Trump set up the hotline to report crime by immigrants. But a century of research shows immigrants commit less crime than native-born Americans.

The American people are warning Donald Trump about ET and Superman.

That’s probably not what the president of the United States had in mind when this week he set up a hotline for the Victims of Immigration Crime Engagement office (VOICE), meant to record and report crimes by “illegal aliens.” But many people opposed to Trump and his immigration policies have taken a creative interpretation of “illegal aliens” — to include, of course, space aliens.

Immigration officials apparently do not find the prank very funny.
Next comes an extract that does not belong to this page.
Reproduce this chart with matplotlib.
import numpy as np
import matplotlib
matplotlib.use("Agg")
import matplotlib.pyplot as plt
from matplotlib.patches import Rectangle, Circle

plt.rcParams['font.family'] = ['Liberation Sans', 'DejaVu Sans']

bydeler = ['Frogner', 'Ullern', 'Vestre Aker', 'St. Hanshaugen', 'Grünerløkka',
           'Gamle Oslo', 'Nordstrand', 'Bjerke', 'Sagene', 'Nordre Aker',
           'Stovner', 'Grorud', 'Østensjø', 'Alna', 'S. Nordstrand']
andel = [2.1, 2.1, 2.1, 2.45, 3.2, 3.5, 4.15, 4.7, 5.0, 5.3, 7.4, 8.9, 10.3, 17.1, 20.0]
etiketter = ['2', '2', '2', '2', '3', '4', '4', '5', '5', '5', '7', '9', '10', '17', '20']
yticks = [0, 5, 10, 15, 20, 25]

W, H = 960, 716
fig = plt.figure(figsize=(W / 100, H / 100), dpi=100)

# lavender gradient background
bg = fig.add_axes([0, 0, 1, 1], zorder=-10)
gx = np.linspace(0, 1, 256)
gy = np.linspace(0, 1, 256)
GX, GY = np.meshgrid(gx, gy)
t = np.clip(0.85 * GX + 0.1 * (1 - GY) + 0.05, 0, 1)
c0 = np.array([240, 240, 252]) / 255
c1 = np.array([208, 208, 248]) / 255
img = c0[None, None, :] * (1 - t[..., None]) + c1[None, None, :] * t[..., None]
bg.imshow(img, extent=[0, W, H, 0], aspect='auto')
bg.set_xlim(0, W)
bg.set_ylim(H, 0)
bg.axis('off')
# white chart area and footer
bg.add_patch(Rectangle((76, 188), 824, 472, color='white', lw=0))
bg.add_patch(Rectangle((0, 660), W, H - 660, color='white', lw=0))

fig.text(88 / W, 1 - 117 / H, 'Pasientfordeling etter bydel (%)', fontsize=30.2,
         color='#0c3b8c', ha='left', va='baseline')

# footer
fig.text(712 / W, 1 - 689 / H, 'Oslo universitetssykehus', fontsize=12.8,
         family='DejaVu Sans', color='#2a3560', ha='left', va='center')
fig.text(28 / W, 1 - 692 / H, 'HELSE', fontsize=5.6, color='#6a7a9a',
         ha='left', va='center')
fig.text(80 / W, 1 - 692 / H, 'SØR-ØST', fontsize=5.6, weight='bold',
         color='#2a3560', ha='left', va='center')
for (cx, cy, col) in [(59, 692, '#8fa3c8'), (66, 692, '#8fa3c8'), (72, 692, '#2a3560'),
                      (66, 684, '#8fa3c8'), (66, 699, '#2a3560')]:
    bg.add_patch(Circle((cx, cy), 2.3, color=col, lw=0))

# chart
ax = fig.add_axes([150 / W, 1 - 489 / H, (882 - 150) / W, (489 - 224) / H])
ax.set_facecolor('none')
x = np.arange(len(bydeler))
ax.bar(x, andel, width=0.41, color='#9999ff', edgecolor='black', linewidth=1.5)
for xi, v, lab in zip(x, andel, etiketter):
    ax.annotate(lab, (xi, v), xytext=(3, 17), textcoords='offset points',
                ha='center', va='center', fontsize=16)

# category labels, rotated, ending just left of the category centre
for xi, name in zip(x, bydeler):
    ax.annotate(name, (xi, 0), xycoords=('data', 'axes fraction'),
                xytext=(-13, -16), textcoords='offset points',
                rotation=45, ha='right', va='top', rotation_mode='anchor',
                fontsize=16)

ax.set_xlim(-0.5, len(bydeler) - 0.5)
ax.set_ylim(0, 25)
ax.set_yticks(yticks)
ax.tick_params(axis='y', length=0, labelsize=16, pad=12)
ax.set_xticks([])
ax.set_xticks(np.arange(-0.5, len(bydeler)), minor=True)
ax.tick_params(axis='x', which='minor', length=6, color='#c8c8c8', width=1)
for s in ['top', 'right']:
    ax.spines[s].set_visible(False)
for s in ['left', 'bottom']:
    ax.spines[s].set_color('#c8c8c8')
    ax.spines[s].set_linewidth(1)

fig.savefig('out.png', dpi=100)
In a statement to Fusion, an official from the Immigration and Customs Enforcement agency (ICE) was furious:

The VOICE line remains in operation. As yesterday was its first day I can’t give you any sense of whether this group had any impact at all on wait times or call volume because there’s no prior data to compare.

I hope you won’t dignify this group with the attention they are seeking. But if you choose to do so...this group’s cheap publicity stunt is beyond the pale of legitimate public discourse. Their actions seek to obstruct and do harm to crime victims; that’s objectively despicable regardless of one’s views on immigration policy.

The VOICE Office provides information to citizens and non-citizens alike regardless of status, race, etc., whose loved ones have been killed or injured by removable aliens. VOICE provides access to the same information you and other reporters are already able to obtain. Yet this group claims it’s somehow racist to give the same to victims of all races and nationalities? That is absurd.

Further, openly obstructing and mocking victims crosses the line of legitimate public discourse. VOICE is a line for victims to obtain information. This group’s stunt is designed to harm victims. That is shameful.

Despite ICE’s protests, there’s a serious point here: There’s really no reason for people to be especially afraid of crime by unauthorized immigrants, regardless of what Trump and his administration claim.

A century of research shows that immigrants, unauthorized or not, are less likely to commit crimes than native-born citizens. As one 2013 study found, “[I]mmigrants to the US are less likely to engage in violent or nonviolent antisocial behaviors than native-born Americans. Notably, native-born Americans were approximately four times more likely to report violent behavior than Asian and African immigrants and three times more likely than immigrants from Latin America.”

In fact, some criminal justice experts say that more immigration can actually reduce crime — by creating more integrated, economically healthier neighborhoods.

If you stop and think about it for a second, this isn’t really that surprising. Immigrants tend to be people who are escaping bad conditions or at least worse conditions in their home countries to seek out economic opportunities in a new place. In this mindset, it would make sense that these people effectively self-select to be more about finding a legitimate job than committing crime. After all, who would leave behind the problems of their home country only to perpetuate those same problems in their new home?

After nearly two years of dealing with Trump’s lies and exaggerations about immigration, though, people are fed up with trying to reason with him. So they’re warning about ET instead.